From Wednesday onwards, one can see a downside of about 600-700 points and hence, "caution" is the word that one can follow this week. Till one see a sustain upwards rally, the small investors must remain outside and remain cautious.

Below are the few upsides and downsides that can affect the Indian Stock markets this week:

Upsides
1) If the Central Bank takes further steps to resolve sub-prime issue, there could be a resurgence of renewed confidence among the investors worldwide.

2) If yen depreciates against the dollar, it will ensure the sustain yen-carry trades and hence, ample liquidity in world equity system.

3) Currently, Indian stock market looks attractive in terms of valuations and hence, one can see fresh round of funds entering into Indian equities.

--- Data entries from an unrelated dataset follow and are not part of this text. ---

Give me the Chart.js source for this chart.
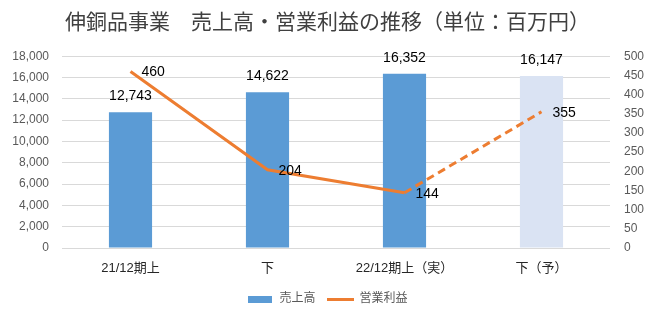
<!DOCTYPE html>
<html>
<head>
<meta charset="utf-8">
<script src="https://cdn.jsdelivr.net/npm/chart.js@4"></script>
<style>
  html, body { margin: 0; padding: 0; background: #fff; }
  #wrap { width: 655px; height: 315px; }
</style>
</head>
<body>
<div id="wrap"><canvas id="myChart" width="655" height="315"></canvas></div>
<script>
const categories = ['21/12期上', '下', '22/12期上（実）', '下（予）'];
const sales = [12743, 14622, 16352, 16147];
const profit = [460, 204, 144, 355];
const salesTicks = [0, 18000, 2000];
const profitTicks = [0, 500, 50];

const blue = '#5B9BD5';
const paleBlue = '#DAE3F3';
const orange = '#ED7D31';
const fontName = "'Liberation Sans', 'Noto Sans CJK JP', sans-serif";

// little pictures for the legend
function legendIcon(w, h, color) {
    const c = document.createElement('canvas');
    c.width = w;
    c.height = h;
    const g = c.getContext('2d');
    g.fillStyle = color;
    g.fillRect(0, 0, w, h);
    return c;
}
const icons = [legendIcon(27, 3, orange), legendIcon(24, 7, blue)];

const valueLabels = {
    id: 'valueLabels',
    afterDatasetsDraw(chart) {
        const c = chart.ctx;
        c.save();
        c.font = '14px ' + fontName;
        c.fillStyle = '#000';
        chart.data.datasets.forEach((ds, di) => {
            const meta = chart.getDatasetMeta(di);
            meta.data.forEach((el, i) => {
                const v = ds.data[i];
                if (ds.type === 'bar') {
                    c.textAlign = 'center';
                    c.textBaseline = 'middle';
                    c.fillText(v.toLocaleString('en-US'), el.x, el.y - 16);
                } else {
                    c.textAlign = 'left';
                    c.textBaseline = 'middle';
                    c.fillText(String(v), el.x + 11, el.y + 1);
                }
            });
        });
        c.restore();
    }
};

const ctx = document.getElementById('myChart');

new Chart(ctx, {
    data: {
        labels: categories,
        datasets: [
            {
                type: 'line',
                label: '営業利益',
                data: profit,
                yAxisID: 'y1',
                borderColor: orange,
                backgroundColor: orange,
                borderWidth: 3,
                pointRadius: 0,
                tension: 0,
                segment: {
                    borderDash: s => s.p0DataIndex === 2 ? [8, 5] : undefined
                }
            },
            {
                type: 'bar',
                label: '売上高',
                data: sales,
                yAxisID: 'y',
                backgroundColor: [blue, blue, blue, paleBlue],
                borderWidth: 0,
                categoryPercentage: 1,
                barPercentage: 0.315
            }
        ]
    },
    options: {
        responsive: false,
        animation: false,
        layout: { padding: 0 },
        scales: {
            x: {
                grid: { display: false },
                border: { display: false },
                ticks: {
                    color: '#262626',
                    font: { family: fontName, size: 13 },
                    padding: 5,
                    maxRotation: 0
                },
                afterFit: s => { s.height = 33; }
            },
            y: {
                position: 'left',
                min: salesTicks[0],
                max: salesTicks[1],
                ticks: {
                    stepSize: salesTicks[2],
                    color: '#595959',
                    font: { family: fontName, size: 12 },
                    padding: 13,
                    callback: v => v.toLocaleString('en-US')
                },
                grid: { color: '#D9D9D9', drawTicks: false },
                border: { display: false },
                afterFit: s => { s.width = 62; }
            },
            y1: {
                position: 'right',
                min: profitTicks[0],
                max: profitTicks[1],
                ticks: {
                    stepSize: profitTicks[2],
                    color: '#595959',
                    font: { family: fontName, size: 12 },
                    padding: 14
                },
                grid: { display: false, drawTicks: false },
                border: { display: false },
                afterFit: s => { s.width = 45; }
            }
        },
        plugins: {
            title: {
                display: true,
                text: '伸銅品事業　売上高・営業利益の推移（単位：百万円）',
                color: '#404040',
                font: { family: "'Noto Sans CJK JP', sans-serif", size: 21, weight: 'normal' },
                padding: { top: 8, bottom: 23 }
            },
            legend: {
                position: 'bottom',
                labels: {
                    usePointStyle: true,
                    pointStyleWidth: 26,
                    color: '#595959',
                    font: { family: fontName, size: 12 },
                    padding: 12,
                    sort: (a, b) => b.datasetIndex - a.datasetIndex,
                    generateLabels: chart => {
                        const items = Chart.defaults.plugins.legend.labels.generateLabels(chart);
                        items.forEach(it => { it.pointStyle = icons[it.datasetIndex]; });
                        return items;
                    }
                }
            },
            tooltip: { enabled: false }
        }
    },
    plugins: [valueLabels]
});
</script>
</body>
</html>
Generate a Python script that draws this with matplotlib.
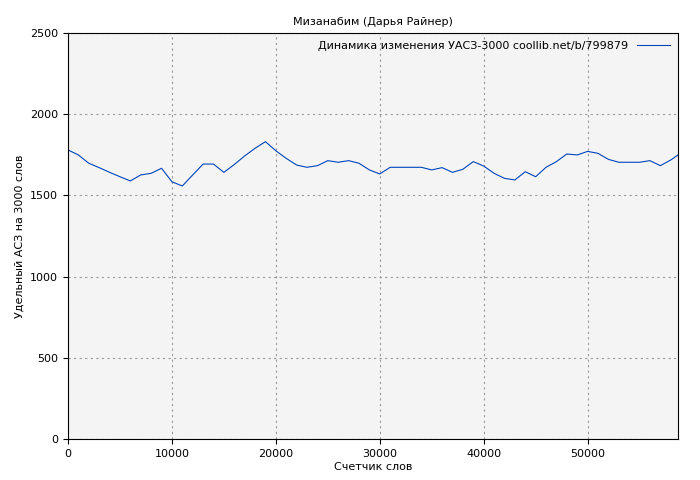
import matplotlib
matplotlib.use("Agg")
import matplotlib.pyplot as plt

words = list(range(0, 59000, 1000)) + [58700]
values = [1780, 1749, 1698, 1671, 1642, 1615, 1589, 1626, 1636, 1667,
          1584, 1558, 1626, 1693, 1693, 1642, 1690, 1743, 1790, 1831,
          1775, 1728, 1687, 1673, 1683, 1714, 1704, 1714, 1698, 1657,
          1632, 1673, 1673, 1673, 1673, 1657, 1671, 1642, 1661, 1708,
          1681, 1636, 1605, 1595, 1646, 1615, 1673, 1708, 1755, 1749,
          1771, 1759, 1722, 1704, 1704, 1704, 1714, 1683, 1718, 1749]

plt.rcParams["font.family"] = "DejaVu Sans"
plt.rcParams["font.size"] = 8

fig = plt.figure(figsize=(7, 4.8), dpi=100)
ax = fig.add_axes([68 / 700, 41 / 480, 610 / 700, 406 / 480])
ax.set_facecolor("#f4f4f4")
ax.plot(words, values, color="#0044bb", linewidth=0.8,
        label="Динамика изменения УАСЗ-3000 coollib.net/b/799879")
ax.set_xlim(0, 58700)
ax.set_ylim(0, 2500)
ax.set_xticks(range(0, 58701, 10000))
ax.set_yticks(range(0, 2501, 500))
ax.grid(True, color="#999999", linestyle=(0, (2, 3)), linewidth=0.8)
ax.set_title("Мизанабим (Дарья Райнер)", fontsize=8)
ax.set_xlabel("Счетчик слов", labelpad=2)
ax.set_ylabel("Удельный АСЗ на 3000 слов")
leg = ax.legend(loc="upper right", frameon=False, markerfirst=False,
                handlelength=3, borderaxespad=0.3)
fig.savefig("out.png")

4) If the stand-off between the left and Congress subsidises, the market can see huge upside on the account of it.

5) The hedge funds redemption is another area of concern. If this fear doesn't turn into a reality, then once can see the fresh investments into Indian equities by hedge funds operators.


Downside
1) If Fed does not take clear stand on sub-prime issue, then the market can again go into the moment of despair and uncertainty.

2) Yen appreciated quite substantially last week. If this trend continues, then one can see the unwinding of yen-carry trades, which will result in funds going out of markets.

3) Fresh Hedge Funds redemption can occur, since investors' confidence has gone down on the account of last week downside. Thus, if this fears turns into reality, the hedge funds will have to take out the money out from the markets.

4) If the stand-off between Congress and Left actually turns out to be really serious, the markets will surely seen a downside.

5) Any news regarding the collapse of any hedge funds / financial institution can cause jittery among stock markets.